The international reaction has been muted, offering Erdoğan little resistance. The United Nations has put out a vanilla statement, while the US State Department has declined to comment, calling it Turkey’s “internal decisions.” President Donald Trump’s recent call with Erdoğan, hailed as “transformational” by Middle East envoy Steve Witkoff, hints at a burgeoning alliance, possibly linked to Turkey’s strategic roles in Syria and Ukraine. Trump’s administration, indifferent to democratic backsliding abroad, aligns with a global climate that enables autocrats. 

European leaders, meanwhile, once vocal critics of Erdoğan, have softened their stance. With Trump’s return to the White House and uncertainties over Ukraine, they see Turkey as a potential defence partner, a shift that could see Ankara supplying peacekeepers, a prospect that mutes criticism further.

Economically, the fallout from İmamoğlu’s arrest has been swift. The Turkish lira plummeted, prompting the central bank to spend an estimated $11.5 billion in a single day to stabilise it. Yet, Turkey’s geopolitical leverage—bolstered by its influence in Syria’s new government and its appeal to a Europe anxious about Russia—may insulate it from sustained pressure. 

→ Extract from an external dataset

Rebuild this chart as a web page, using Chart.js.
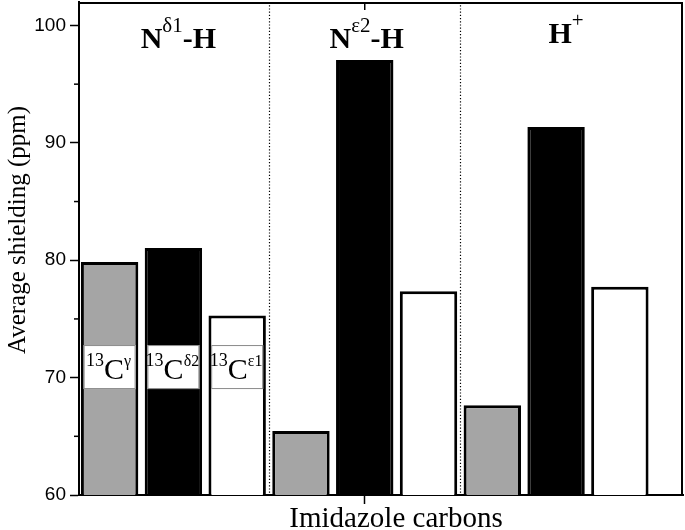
<!DOCTYPE html>
<html><head><meta charset="utf-8">
<script src="https://cdn.jsdelivr.net/npm/chart.js@4.4.1/dist/chart.umd.min.js"></script>
<style>html,body{margin:0;padding:0;background:#fff;}</style>
</head><body><canvas id="c" width="685" height="530"></canvas>
<script>
// ---- data ----
const groupBase = ['N', 'N', 'H'];
const groupSup  = ['δ1', 'ε2', '+'];
const groupTail = ['-H', '-H', ''];
const carbonSup = ['γ', 'δ2', 'ε1'];
const isotope = '13';
const cGamma  = [79.85, 65.45, 67.65];
const cDelta2 = [81.05, 97.05, 91.35];
const cEps1   = [75.3, 77.35, 77.75];
const yTitle = 'Average shielding (ppm)';
const xTitle = 'Imidazole carbons';

const SERIF = '"Liberation Serif", "Times New Roman", serif';
const toPts = (arr, k) => arr.map((v, g) => ({x: g * 3 + k + 1, y: v}));

function drawRuns(ctx, parts, cx, base) {
  let w = 0;
  parts.forEach(p => { ctx.font = p[1]; w += ctx.measureText(p[0]).width; });
  let xx = cx - w / 2;
  parts.forEach(p => { ctx.font = p[1]; ctx.fillText(p[0], xx, base + p[2]); xx += ctx.measureText(p[0]).width; });
}

const deco = {
  id: 'deco',
  afterDraw(chart) {
    const {ctx, chartArea: a, scales: {x, y}} = chart;
    ctx.save();
    ctx.strokeStyle = '#000';
    // top & right frame
    ctx.lineWidth = 2;
    ctx.beginPath(); ctx.moveTo(a.left, a.top + 1); ctx.lineTo(a.right - 1, a.top + 1); ctx.lineTo(a.right - 1, a.bottom); ctx.stroke();
    // top inward tick
    ctx.lineWidth = 1.5;
    x.ticks.forEach(t => {
      const tx = x.getPixelForValue(t.value);
      ctx.beginPath(); ctx.moveTo(tx, a.top); ctx.lineTo(tx, a.top + 8); ctx.stroke();
    });
    // minor y ticks
    y.ticks.forEach(t => {
      if (t.value % 10 !== 0) {
        const py = y.getPixelForValue(t.value);
        ctx.beginPath(); ctx.moveTo(a.left - 5, py); ctx.lineTo(a.left, py); ctx.stroke();
      }
    });
    // dotted separators between groups
    ctx.lineWidth = 1.2; ctx.setLineDash([1.2, 2]);
    for (let g = 1; g < groupBase.length; g++) {
      const px = Math.round(x.getPixelForValue(g * 3 + 0.5)) + 0.5;
      ctx.beginPath(); ctx.moveTo(px, a.top); ctx.lineTo(px, a.bottom); ctx.stroke();
    }
    ctx.setLineDash([]);
    // group titles
    ctx.fillStyle = '#000'; ctx.textAlign = 'left'; ctx.textBaseline = 'alphabetic';
    const shift = [5, 2, 10], base = [48, 48, 43], supDy = [-16, -16, -16];
    for (let g = 0; g < groupBase.length; g++) {
      const cx = x.getPixelForValue(g * 3 + 2) + shift[g];
      drawRuns(ctx, [
        [groupBase[g], 'bold 30px ' + SERIF, 0],
        [groupSup[g], '21px ' + SERIF, supDy[g]],
        [groupTail[g], 'bold 30px ' + SERIF, 0]
      ], cx, base[g]);
    }
    // carbon labels in first group
    const cy = y.getPixelForValue(70.9);
    for (let k = 0; k < carbonSup.length; k++) {
      const bx = x.getPixelForValue(k + 1);
      ctx.fillStyle = '#fff'; ctx.strokeStyle = '#8a8a8a'; ctx.lineWidth = 1;
      ctx.fillRect(bx - 26, cy - 22, 52, 44);
      ctx.strokeRect(bx - 25.5, cy - 21.5, 51, 43);
      ctx.fillStyle = '#000';
      drawRuns(ctx, [
        [isotope, '18px ' + SERIF, -13],
        ['C', '30px ' + SERIF, 0],
        [carbonSup[k], '16px ' + SERIF, -13]
      ], bx - 1, cy + 12);
    }
    // axis titles
    ctx.fillStyle = '#000'; ctx.textAlign = 'center';
    ctx.font = '25px ' + SERIF;
    ctx.save(); ctx.translate(25, 230); ctx.rotate(-Math.PI / 2); ctx.fillText(yTitle, 0, 0); ctx.restore();
    ctx.font = '29px ' + SERIF;
    ctx.fillText(xTitle, 396, 527);
    ctx.restore();
  }
};

const barCommon = {borderColor: '#000', borderWidth: 3, borderSkipped: false, grouped: false, barPercentage: 0.9, categoryPercentage: 1};

new Chart(document.getElementById('c'), {
  type: 'bar',
  data: {
    datasets: [
      Object.assign({label: isotope + 'C' + carbonSup[0], data: toPts(cGamma, 0), backgroundColor: '#a5a5a5'}, barCommon),
      Object.assign({label: isotope + 'C' + carbonSup[1], data: toPts(cDelta2, 1), backgroundColor: '#000'}, barCommon),
      Object.assign({label: isotope + 'C' + carbonSup[2], data: toPts(cEps1, 2), backgroundColor: '#fff'}, barCommon)
    ]
  },
  options: {
    responsive: false,
    animation: false,
    layout: {padding: {top: 2, right: 2, left: 0, bottom: 0}},
    plugins: {legend: {display: false}, tooltip: {enabled: false}},
    scales: {
      x: {
        type: 'linear', min: 0.52, max: 9.99, offset: false,
        afterBuildTicks: s => { s.ticks = [{value: 5}]; },
        afterFit: s => { s.height = 35; s.paddingLeft = 0; s.paddingRight = 0; },
        ticks: {display: false},
        grid: {offset: false, drawOnChartArea: false, drawTicks: true, tickLength: 9, tickColor: '#000', tickWidth: 1.5},
        border: {display: true, color: '#000', width: 2}
      },
      y: {
        type: 'linear', min: 60, max: 102,
        afterBuildTicks: s => { s.ticks = s.ticks.filter(t => t.value % 5 === 0 && t.value <= 100); },
        afterFit: s => { s.width = 79; s.paddingTop = 0; s.paddingBottom = 0; },
        ticks: {stepSize: 5, autoSkip: false, padding: 4, color: '#000',
          font: {family: '"Liberation Sans", Arial, sans-serif', size: 19},
          callback: v => (v % 10 === 0 ? v : '')},
        grid: {drawOnChartArea: false, drawTicks: true, tickLength: 9, tickWidth: 1.5,
          tickColor: c => (c.tick && c.tick.value % 10 === 0 ? '#000' : 'rgba(0,0,0,0)')},
        border: {display: true, color: '#000', width: 2}
      }
    }
  },
  plugins: [deco]
});
</script>
</body></html>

The protests, the largest since the 2013 Gezi Park uprising, but Erdoğan’s defiance, rooted in his assertion that Turkey will not “surrender to street terrorism,” suggests a leader confident in his impunity.

For X, the suspensions expose a glaring tension between Musk’s free-speech ideals and the pragmatic realities of operating in repressive regimes. By acquiescing to Turkey’s demands, X secures its foothold in a vital market, but at the cost of amplifying the censorship Musk claims to abhor.